PROVIDED DATA:

============================================================

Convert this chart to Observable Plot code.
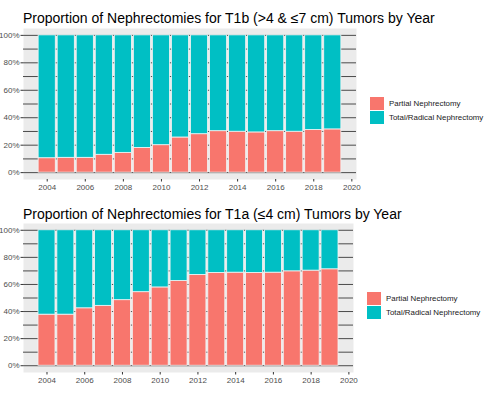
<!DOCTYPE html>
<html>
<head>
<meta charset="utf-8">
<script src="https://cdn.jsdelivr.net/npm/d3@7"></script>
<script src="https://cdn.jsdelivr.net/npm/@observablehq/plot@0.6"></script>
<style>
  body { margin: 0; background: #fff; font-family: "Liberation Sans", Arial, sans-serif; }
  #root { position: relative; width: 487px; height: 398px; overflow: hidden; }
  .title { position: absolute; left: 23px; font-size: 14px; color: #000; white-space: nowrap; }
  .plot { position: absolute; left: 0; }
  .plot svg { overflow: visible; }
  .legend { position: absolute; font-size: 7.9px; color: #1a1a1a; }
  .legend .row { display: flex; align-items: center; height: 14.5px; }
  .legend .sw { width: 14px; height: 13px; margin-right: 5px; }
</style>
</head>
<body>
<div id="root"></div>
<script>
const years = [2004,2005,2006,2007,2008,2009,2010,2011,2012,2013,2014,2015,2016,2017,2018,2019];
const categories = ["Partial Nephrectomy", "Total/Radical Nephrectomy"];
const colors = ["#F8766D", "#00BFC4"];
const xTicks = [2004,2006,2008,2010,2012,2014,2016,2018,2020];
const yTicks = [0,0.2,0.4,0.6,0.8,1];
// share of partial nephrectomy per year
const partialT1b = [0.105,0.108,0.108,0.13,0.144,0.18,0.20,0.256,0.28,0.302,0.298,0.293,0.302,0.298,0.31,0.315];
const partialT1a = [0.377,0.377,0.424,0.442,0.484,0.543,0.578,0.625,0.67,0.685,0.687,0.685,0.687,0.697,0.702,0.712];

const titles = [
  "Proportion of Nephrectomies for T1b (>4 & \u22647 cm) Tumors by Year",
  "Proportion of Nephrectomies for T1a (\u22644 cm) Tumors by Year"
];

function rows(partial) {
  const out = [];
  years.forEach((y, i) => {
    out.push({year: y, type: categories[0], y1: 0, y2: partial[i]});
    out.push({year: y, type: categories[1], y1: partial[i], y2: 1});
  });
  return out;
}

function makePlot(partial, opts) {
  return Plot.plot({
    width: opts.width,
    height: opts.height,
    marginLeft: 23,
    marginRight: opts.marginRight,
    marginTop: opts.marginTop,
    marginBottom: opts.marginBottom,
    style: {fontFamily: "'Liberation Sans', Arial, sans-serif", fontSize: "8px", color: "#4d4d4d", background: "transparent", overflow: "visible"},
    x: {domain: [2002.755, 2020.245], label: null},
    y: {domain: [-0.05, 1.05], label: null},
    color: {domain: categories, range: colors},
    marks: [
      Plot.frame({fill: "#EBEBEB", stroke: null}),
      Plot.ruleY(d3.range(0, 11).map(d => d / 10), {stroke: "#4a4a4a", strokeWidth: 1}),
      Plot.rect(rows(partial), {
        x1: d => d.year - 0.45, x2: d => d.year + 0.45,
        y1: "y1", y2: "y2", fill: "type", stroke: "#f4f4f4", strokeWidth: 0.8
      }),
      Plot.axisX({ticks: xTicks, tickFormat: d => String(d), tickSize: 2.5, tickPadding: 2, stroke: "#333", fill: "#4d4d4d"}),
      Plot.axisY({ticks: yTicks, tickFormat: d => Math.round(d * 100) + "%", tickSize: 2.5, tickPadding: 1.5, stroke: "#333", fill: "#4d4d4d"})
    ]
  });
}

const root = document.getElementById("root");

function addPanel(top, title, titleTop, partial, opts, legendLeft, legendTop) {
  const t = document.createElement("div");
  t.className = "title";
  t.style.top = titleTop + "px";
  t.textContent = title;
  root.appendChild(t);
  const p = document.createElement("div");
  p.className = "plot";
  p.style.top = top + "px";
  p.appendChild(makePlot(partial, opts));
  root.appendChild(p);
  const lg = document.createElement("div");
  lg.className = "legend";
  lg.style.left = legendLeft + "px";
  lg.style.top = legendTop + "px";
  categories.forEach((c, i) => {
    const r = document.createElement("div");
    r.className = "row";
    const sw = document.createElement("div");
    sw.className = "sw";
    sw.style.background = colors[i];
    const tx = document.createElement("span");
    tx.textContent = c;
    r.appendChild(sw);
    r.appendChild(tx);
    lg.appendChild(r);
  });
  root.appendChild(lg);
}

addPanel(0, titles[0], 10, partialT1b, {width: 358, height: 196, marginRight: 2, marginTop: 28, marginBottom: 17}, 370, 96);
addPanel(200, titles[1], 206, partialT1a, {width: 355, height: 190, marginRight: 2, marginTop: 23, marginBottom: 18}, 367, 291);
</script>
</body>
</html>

============================================================

GOAL:
Drop the images and repeat the data exactly.

OUTPUT OF THE EXERCISE:
Convert this chart to Observable Plot code.
<!DOCTYPE html>
<html>
<head>
<meta charset="utf-8">
<script src="https://cdn.jsdelivr.net/npm/d3@7"></script>
<script src="https://cdn.jsdelivr.net/npm/@observablehq/plot@0.6"></script>
<style>
  body { margin: 0; background: #fff; font-family: "Liberation Sans", Arial, sans-serif; }
  #root { position: relative; width: 487px; height: 398px; overflow: hidden; }
  .title { position: absolute; left: 23px; font-size: 14px; color: #000; white-space: nowrap; }
  .plot { position: absolute; left: 0; }
  .plot svg { overflow: visible; }
  .legend { position: absolute; font-size: 7.9px; color: #1a1a1a; }
  .legend .row { display: flex; align-items: center; height: 14.5px; }
  .legend .sw { width: 14px; height: 13px; margin-right: 5px; }
</style>
</head>
<body>
<div id="root"></div>
<script>
const years = [2004,2005,2006,2007,2008,2009,2010,2011,2012,2013,2014,2015,2016,2017,2018,2019];
const categories = ["Partial Nephrectomy", "Total/Radical Nephrectomy"];
const colors = ["#F8766D", "#00BFC4"];
const xTicks = [2004,2006,2008,2010,2012,2014,2016,2018,2020];
const yTicks = [0,0.2,0.4,0.6,0.8,1];
// share of partial nephrectomy per year
const partialT1b = [0.105,0.108,0.108,0.13,0.144,0.18,0.20,0.256,0.28,0.302,0.298,0.293,0.302,0.298,0.31,0.315];
const partialT1a = [0.377,0.377,0.424,0.442,0.484,0.543,0.578,0.625,0.67,0.685,0.687,0.685,0.687,0.697,0.702,0.712];

const titles = [
  "Proportion of Nephrectomies for T1b (>4 & \u22647 cm) Tumors by Year",
  "Proportion of Nephrectomies for T1a (\u22644 cm) Tumors by Year"
];

function rows(partial) {
  const out = [];
  years.forEach((y, i) => {
    out.push({year: y, type: categories[0], y1: 0, y2: partial[i]});
    out.push({year: y, type: categories[1], y1: partial[i], y2: 1});
  });
  return out;
}

function makePlot(partial, opts) {
  return Plot.plot({
    width: opts.width,
    height: opts.height,
    marginLeft: 23,
    marginRight: opts.marginRight,
    marginTop: opts.marginTop,
    marginBottom: opts.marginBottom,
    style: {fontFamily: "'Liberation Sans', Arial, sans-serif", fontSize: "8px", color: "#4d4d4d", background: "transparent", overflow: "visible"},
    x: {domain: [2002.755, 2020.245], label: null},
    y: {domain: [-0.05, 1.05], label: null},
    color: {domain: categories, range: colors},
    marks: [
      Plot.frame({fill: "#EBEBEB", stroke: null}),
      Plot.ruleY(d3.range(0, 11).map(d => d / 10), {stroke: "#4a4a4a", strokeWidth: 1}),
      Plot.rect(rows(partial), {
        x1: d => d.year - 0.45, x2: d => d.year + 0.45,
        y1: "y1", y2: "y2", fill: "type", stroke: "#f4f4f4", strokeWidth: 0.8
      }),
      Plot.axisX({ticks: xTicks, tickFormat: d => String(d), tickSize: 2.5, tickPadding: 2, stroke: "#333", fill: "#4d4d4d"}),
      Plot.axisY({ticks: yTicks, tickFormat: d => Math.round(d * 100) + "%", tickSize: 2.5, tickPadding: 1.5, stroke: "#333", fill: "#4d4d4d"})
    ]
  });
}

const root = document.getElementById("root");

function addPanel(top, title, titleTop, partial, opts, legendLeft, legendTop) {
  const t = document.createElement("div");
  t.className = "title";
  t.style.top = titleTop + "px";
  t.textContent = title;
  root.appendChild(t);
  const p = document.createElement("div");
  p.className = "plot";
  p.style.top = top + "px";
  p.appendChild(makePlot(partial, opts));
  root.appendChild(p);
  const lg = document.createElement("div");
  lg.className = "legend";
  lg.style.left = legendLeft + "px";
  lg.style.top = legendTop + "px";
  categories.forEach((c, i) => {
    const r = document.createElement("div");
    r.className = "row";
    const sw = document.createElement("div");
    sw.className = "sw";
    sw.style.background = colors[i];
    const tx = document.createElement("span");
    tx.textContent = c;
    r.appendChild(sw);
    r.appendChild(tx);
    lg.appendChild(r);
  });
  root.appendChild(lg);
}

addPanel(0, titles[0], 10, partialT1b, {width: 358, height: 196, marginRight: 2, marginTop: 28, marginBottom: 17}, 370, 96);
addPanel(200, titles[1], 206, partialT1a, {width: 355, height: 190, marginRight: 2, marginTop: 23, marginBottom: 18}, 367, 291);
</script>
</body>
</html>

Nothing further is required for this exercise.